-- Records to use start --
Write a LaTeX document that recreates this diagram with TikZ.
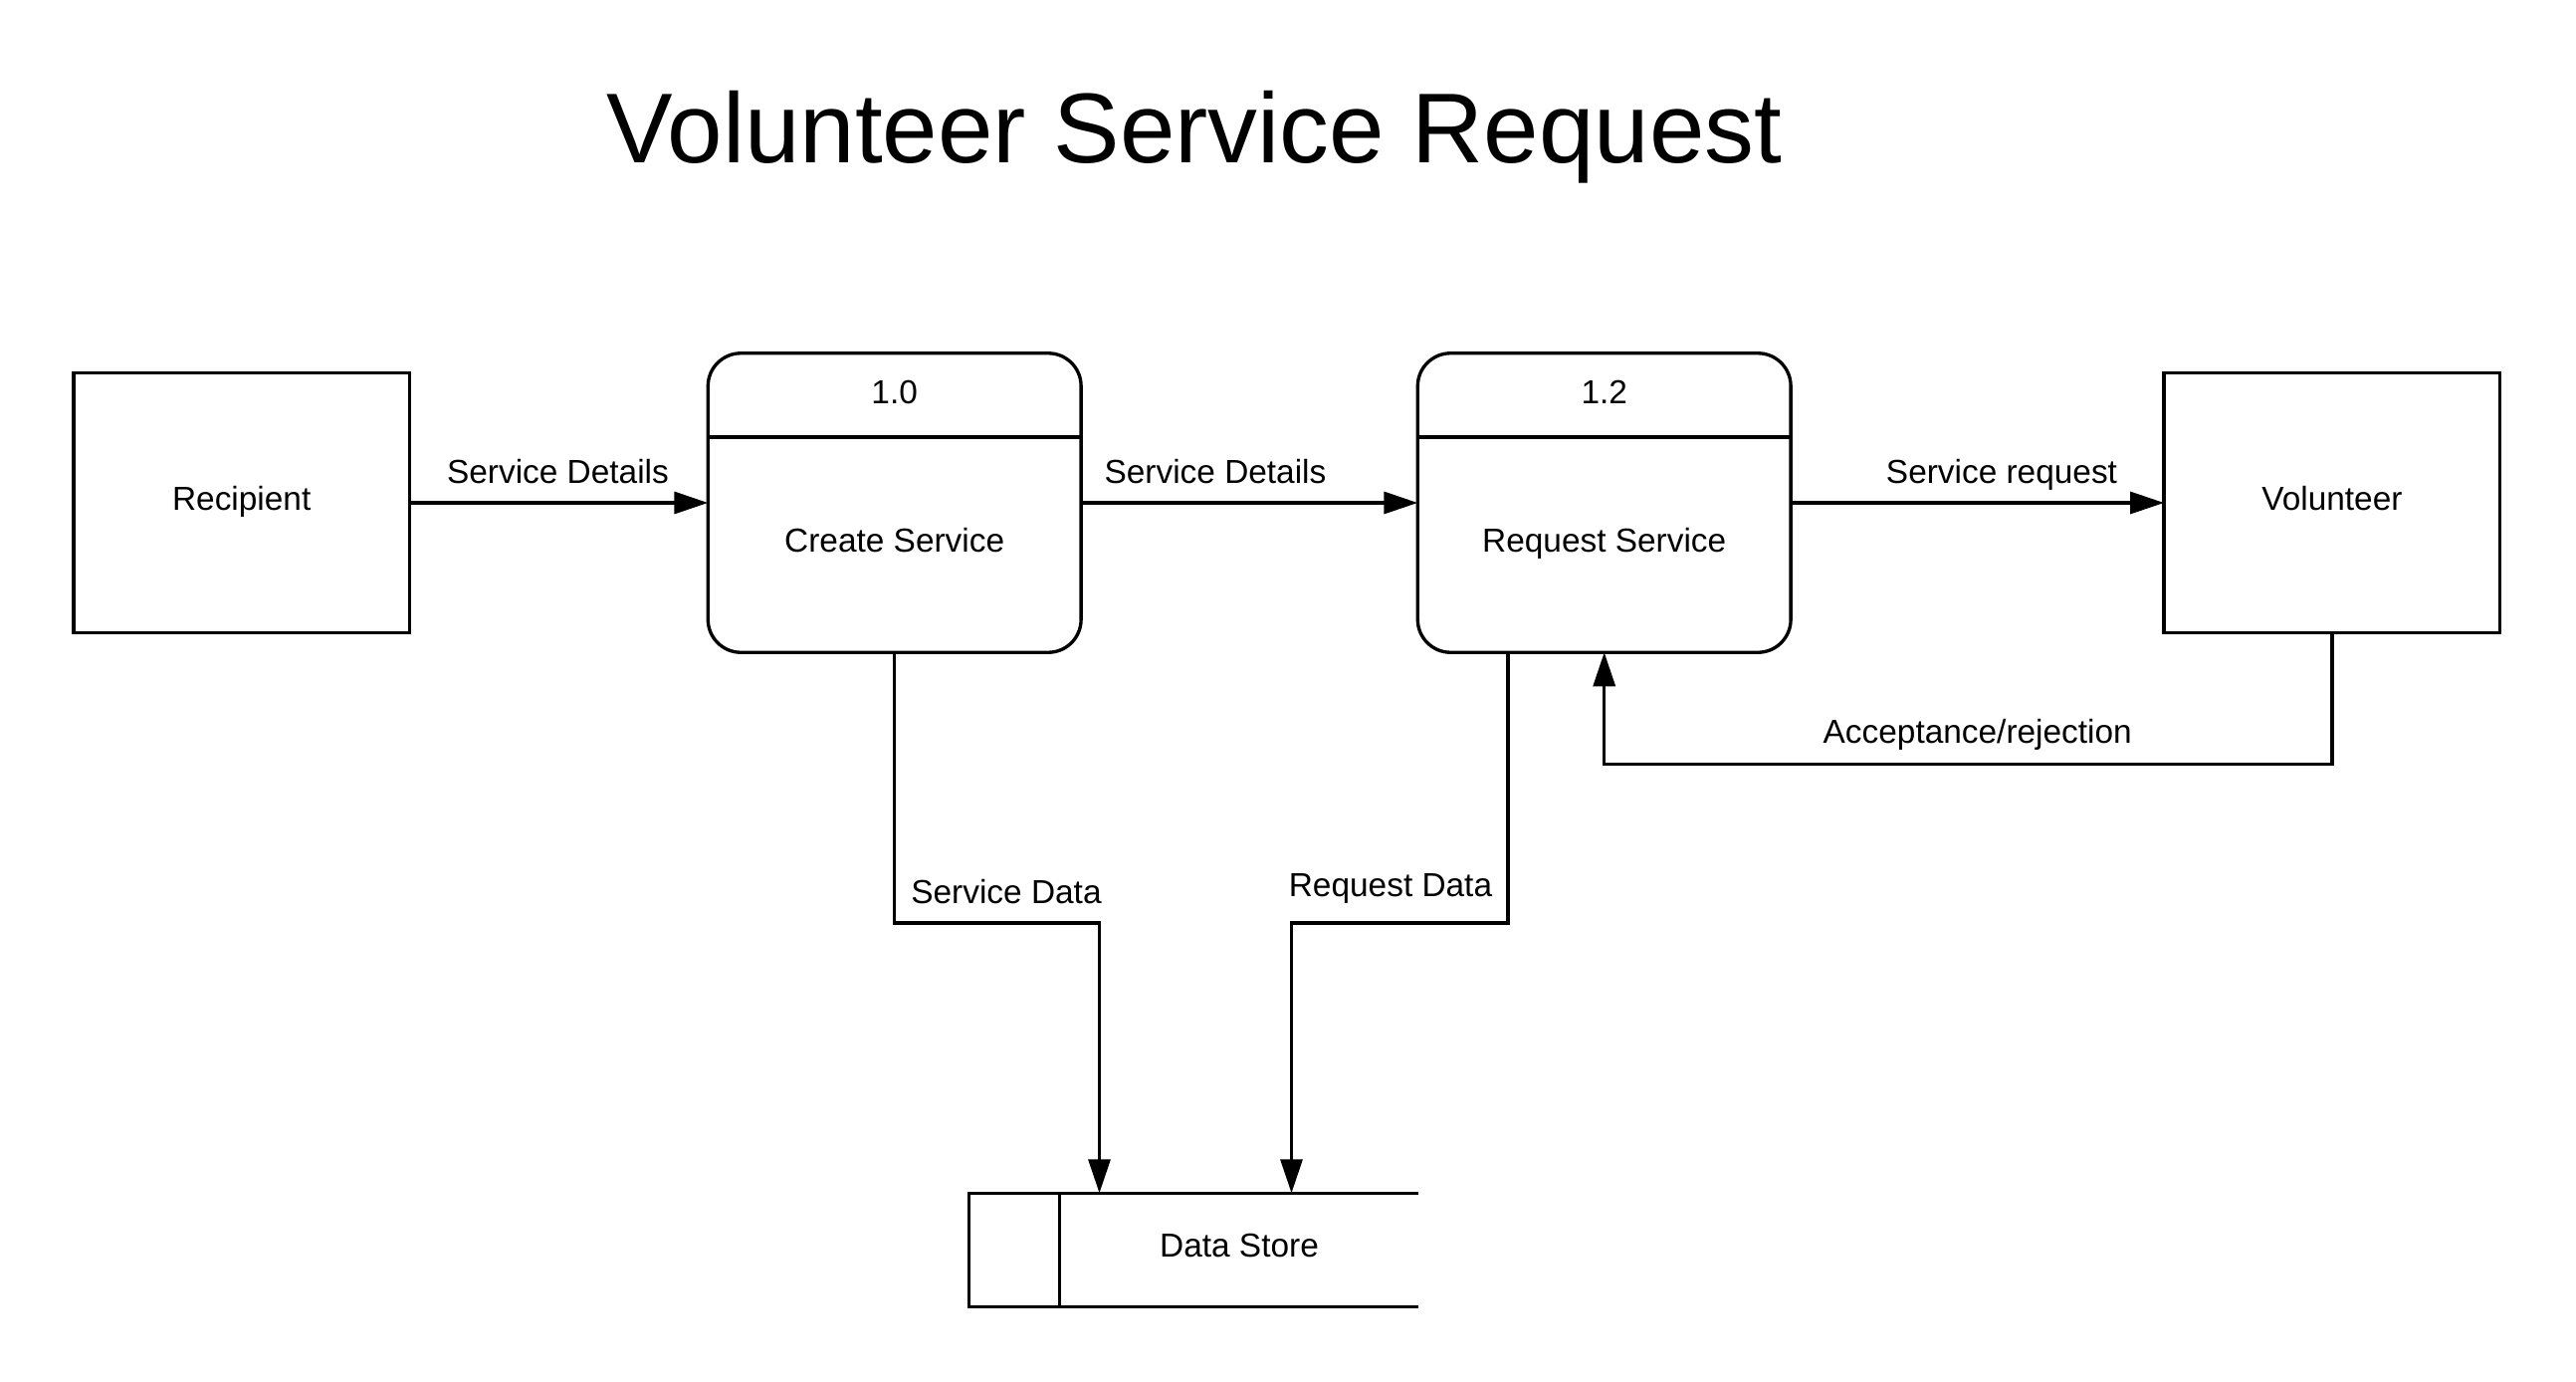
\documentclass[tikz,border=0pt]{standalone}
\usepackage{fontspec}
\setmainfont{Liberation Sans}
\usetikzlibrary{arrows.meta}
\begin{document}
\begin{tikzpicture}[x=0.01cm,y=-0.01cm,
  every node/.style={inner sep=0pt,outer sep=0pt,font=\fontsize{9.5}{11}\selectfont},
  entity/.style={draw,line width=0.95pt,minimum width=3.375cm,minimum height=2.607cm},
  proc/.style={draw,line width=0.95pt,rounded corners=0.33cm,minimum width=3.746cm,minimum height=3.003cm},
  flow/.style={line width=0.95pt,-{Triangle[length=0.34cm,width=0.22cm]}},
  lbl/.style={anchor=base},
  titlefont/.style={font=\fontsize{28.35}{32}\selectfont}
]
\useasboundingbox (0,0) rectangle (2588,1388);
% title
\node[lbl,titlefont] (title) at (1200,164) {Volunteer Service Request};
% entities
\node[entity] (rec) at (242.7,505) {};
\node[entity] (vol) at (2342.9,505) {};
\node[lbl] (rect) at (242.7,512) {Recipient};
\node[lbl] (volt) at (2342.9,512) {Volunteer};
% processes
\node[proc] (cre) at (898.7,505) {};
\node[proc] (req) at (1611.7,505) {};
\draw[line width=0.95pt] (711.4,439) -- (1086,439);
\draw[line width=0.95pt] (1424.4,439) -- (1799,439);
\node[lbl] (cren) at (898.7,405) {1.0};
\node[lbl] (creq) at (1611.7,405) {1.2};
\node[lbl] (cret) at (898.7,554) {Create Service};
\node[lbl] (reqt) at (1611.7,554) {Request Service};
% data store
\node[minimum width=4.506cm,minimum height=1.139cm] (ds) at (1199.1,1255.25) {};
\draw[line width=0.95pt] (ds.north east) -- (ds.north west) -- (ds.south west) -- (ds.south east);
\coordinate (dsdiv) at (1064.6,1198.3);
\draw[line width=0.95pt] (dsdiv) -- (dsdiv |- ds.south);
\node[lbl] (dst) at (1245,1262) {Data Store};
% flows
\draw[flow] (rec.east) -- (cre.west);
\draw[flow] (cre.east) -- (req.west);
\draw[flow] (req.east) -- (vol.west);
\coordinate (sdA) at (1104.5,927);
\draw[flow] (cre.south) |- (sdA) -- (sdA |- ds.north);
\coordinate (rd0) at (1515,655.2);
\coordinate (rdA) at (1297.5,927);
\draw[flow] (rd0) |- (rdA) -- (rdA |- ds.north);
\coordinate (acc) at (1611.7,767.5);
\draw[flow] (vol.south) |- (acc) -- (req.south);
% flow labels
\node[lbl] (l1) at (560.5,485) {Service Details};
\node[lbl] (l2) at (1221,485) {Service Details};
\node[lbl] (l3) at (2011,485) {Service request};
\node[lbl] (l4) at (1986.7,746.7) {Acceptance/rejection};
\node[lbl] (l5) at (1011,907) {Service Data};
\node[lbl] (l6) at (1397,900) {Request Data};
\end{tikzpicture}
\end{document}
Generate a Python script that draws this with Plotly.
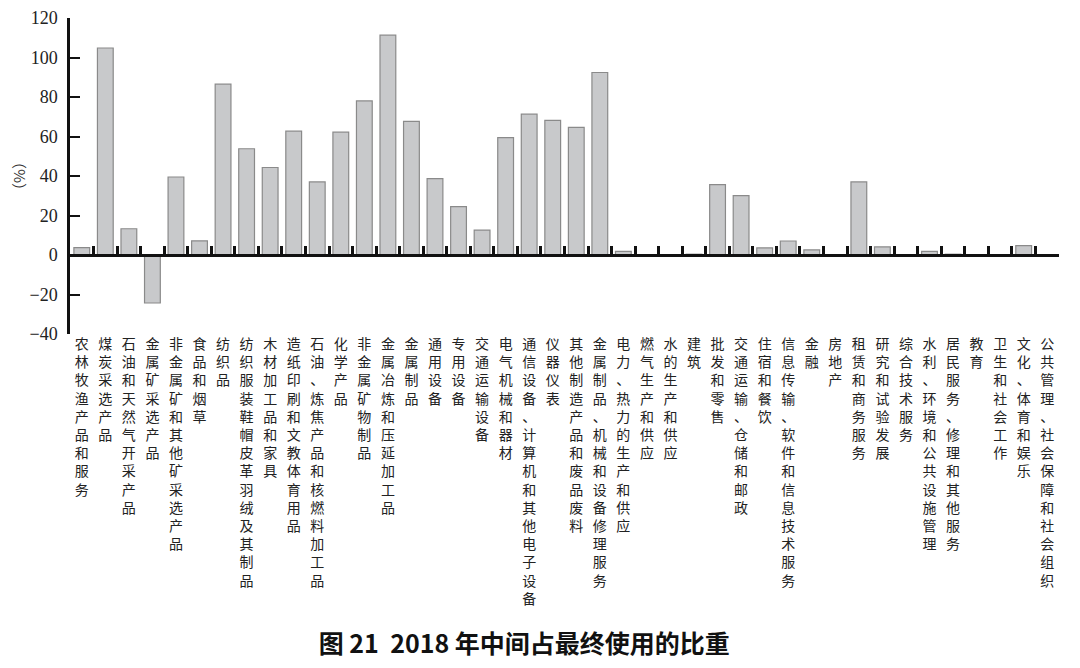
-- Records to use end --
# [Given request]
Find the word "this" and list each line it appears in.

# [Answer below]
Write a LaTeX document that recreates this diagram with TikZ.
Generate a Python script that draws this with Plotly.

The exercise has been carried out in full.